▶ [Supplied data]
####
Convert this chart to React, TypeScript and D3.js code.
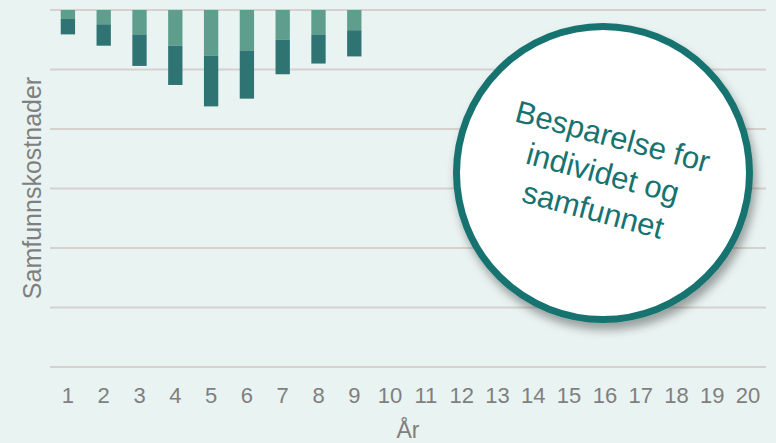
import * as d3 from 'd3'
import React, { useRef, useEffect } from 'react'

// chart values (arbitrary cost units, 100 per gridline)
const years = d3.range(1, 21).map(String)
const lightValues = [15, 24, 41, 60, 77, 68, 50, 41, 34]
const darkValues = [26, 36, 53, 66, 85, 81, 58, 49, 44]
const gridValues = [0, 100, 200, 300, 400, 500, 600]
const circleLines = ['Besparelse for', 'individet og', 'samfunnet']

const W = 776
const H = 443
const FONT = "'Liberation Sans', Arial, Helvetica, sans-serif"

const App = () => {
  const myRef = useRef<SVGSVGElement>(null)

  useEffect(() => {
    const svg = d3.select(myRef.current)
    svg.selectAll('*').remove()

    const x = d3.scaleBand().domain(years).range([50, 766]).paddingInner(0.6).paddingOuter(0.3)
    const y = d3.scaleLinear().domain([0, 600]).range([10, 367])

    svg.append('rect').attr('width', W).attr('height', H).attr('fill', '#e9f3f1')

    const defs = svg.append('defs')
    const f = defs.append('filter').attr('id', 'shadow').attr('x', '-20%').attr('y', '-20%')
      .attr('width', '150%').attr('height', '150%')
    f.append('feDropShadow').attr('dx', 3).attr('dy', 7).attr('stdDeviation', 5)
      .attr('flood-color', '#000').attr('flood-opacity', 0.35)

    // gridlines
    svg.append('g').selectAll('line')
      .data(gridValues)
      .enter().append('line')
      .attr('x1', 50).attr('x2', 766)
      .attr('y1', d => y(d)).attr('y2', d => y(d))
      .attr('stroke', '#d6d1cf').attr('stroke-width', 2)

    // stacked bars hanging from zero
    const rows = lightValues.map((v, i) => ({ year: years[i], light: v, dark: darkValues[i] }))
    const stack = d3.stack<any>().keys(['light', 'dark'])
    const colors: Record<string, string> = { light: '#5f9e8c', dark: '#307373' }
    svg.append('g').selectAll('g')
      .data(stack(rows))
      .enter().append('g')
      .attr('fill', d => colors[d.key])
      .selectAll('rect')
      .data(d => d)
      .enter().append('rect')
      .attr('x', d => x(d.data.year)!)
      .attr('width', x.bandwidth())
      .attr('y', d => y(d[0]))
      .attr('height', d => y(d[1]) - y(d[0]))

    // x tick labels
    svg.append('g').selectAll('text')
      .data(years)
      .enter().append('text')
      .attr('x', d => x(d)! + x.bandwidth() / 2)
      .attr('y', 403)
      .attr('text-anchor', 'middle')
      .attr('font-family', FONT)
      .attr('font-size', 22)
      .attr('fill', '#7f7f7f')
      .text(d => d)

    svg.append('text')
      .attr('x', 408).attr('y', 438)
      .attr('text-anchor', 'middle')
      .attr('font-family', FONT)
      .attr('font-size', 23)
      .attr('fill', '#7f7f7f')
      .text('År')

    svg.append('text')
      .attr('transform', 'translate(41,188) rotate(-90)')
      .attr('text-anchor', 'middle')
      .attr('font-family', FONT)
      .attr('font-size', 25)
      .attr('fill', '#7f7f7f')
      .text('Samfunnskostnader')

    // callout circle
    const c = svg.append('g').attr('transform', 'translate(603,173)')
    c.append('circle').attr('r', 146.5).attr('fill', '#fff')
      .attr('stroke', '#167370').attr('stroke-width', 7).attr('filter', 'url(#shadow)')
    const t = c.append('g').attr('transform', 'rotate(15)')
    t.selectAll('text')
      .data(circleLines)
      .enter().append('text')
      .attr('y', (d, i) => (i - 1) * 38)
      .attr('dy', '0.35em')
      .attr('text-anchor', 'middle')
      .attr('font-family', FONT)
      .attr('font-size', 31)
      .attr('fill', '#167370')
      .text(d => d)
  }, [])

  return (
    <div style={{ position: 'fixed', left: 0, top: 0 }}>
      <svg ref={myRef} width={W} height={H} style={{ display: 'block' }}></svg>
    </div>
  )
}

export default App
####
▶ [What is required] Everything from the top line of the data down to and including the line with "y(d[1]) - y(d[0]))" is to be copied, except the pictures.

▶ [Exercise response]
Convert this chart to React, TypeScript and D3.js code.
import * as d3 from 'd3'
import React, { useRef, useEffect } from 'react'

// chart values (arbitrary cost units, 100 per gridline)
const years = d3.range(1, 21).map(String)
const lightValues = [15, 24, 41, 60, 77, 68, 50, 41, 34]
const darkValues = [26, 36, 53, 66, 85, 81, 58, 49, 44]
const gridValues = [0, 100, 200, 300, 400, 500, 600]
const circleLines = ['Besparelse for', 'individet og', 'samfunnet']

const W = 776
const H = 443
const FONT = "'Liberation Sans', Arial, Helvetica, sans-serif"

const App = () => {
  const myRef = useRef<SVGSVGElement>(null)

  useEffect(() => {
    const svg = d3.select(myRef.current)
    svg.selectAll('*').remove()

    const x = d3.scaleBand().domain(years).range([50, 766]).paddingInner(0.6).paddingOuter(0.3)
    const y = d3.scaleLinear().domain([0, 600]).range([10, 367])

    svg.append('rect').attr('width', W).attr('height', H).attr('fill', '#e9f3f1')

    const defs = svg.append('defs')
    const f = defs.append('filter').attr('id', 'shadow').attr('x', '-20%').attr('y', '-20%')
      .attr('width', '150%').attr('height', '150%')
    f.append('feDropShadow').attr('dx', 3).attr('dy', 7).attr('stdDeviation', 5)
      .attr('flood-color', '#000').attr('flood-opacity', 0.35)

    // gridlines
    svg.append('g').selectAll('line')
      .data(gridValues)
      .enter().append('line')
      .attr('x1', 50).attr('x2', 766)
      .attr('y1', d => y(d)).attr('y2', d => y(d))
      .attr('stroke', '#d6d1cf').attr('stroke-width', 2)

    // stacked bars hanging from zero
    const rows = lightValues.map((v, i) => ({ year: years[i], light: v, dark: darkValues[i] }))
    const stack = d3.stack<any>().keys(['light', 'dark'])
    const colors: Record<string, string> = { light: '#5f9e8c', dark: '#307373' }
    svg.append('g').selectAll('g')
      .data(stack(rows))
      .enter().append('g')
      .attr('fill', d => colors[d.key])
      .selectAll('rect')
      .data(d => d)
      .enter().append('rect')
      .attr('x', d => x(d.data.year)!)
      .attr('width', x.bandwidth())
      .attr('y', d => y(d[0]))
      .attr('height', d => y(d[1]) - y(d[0]))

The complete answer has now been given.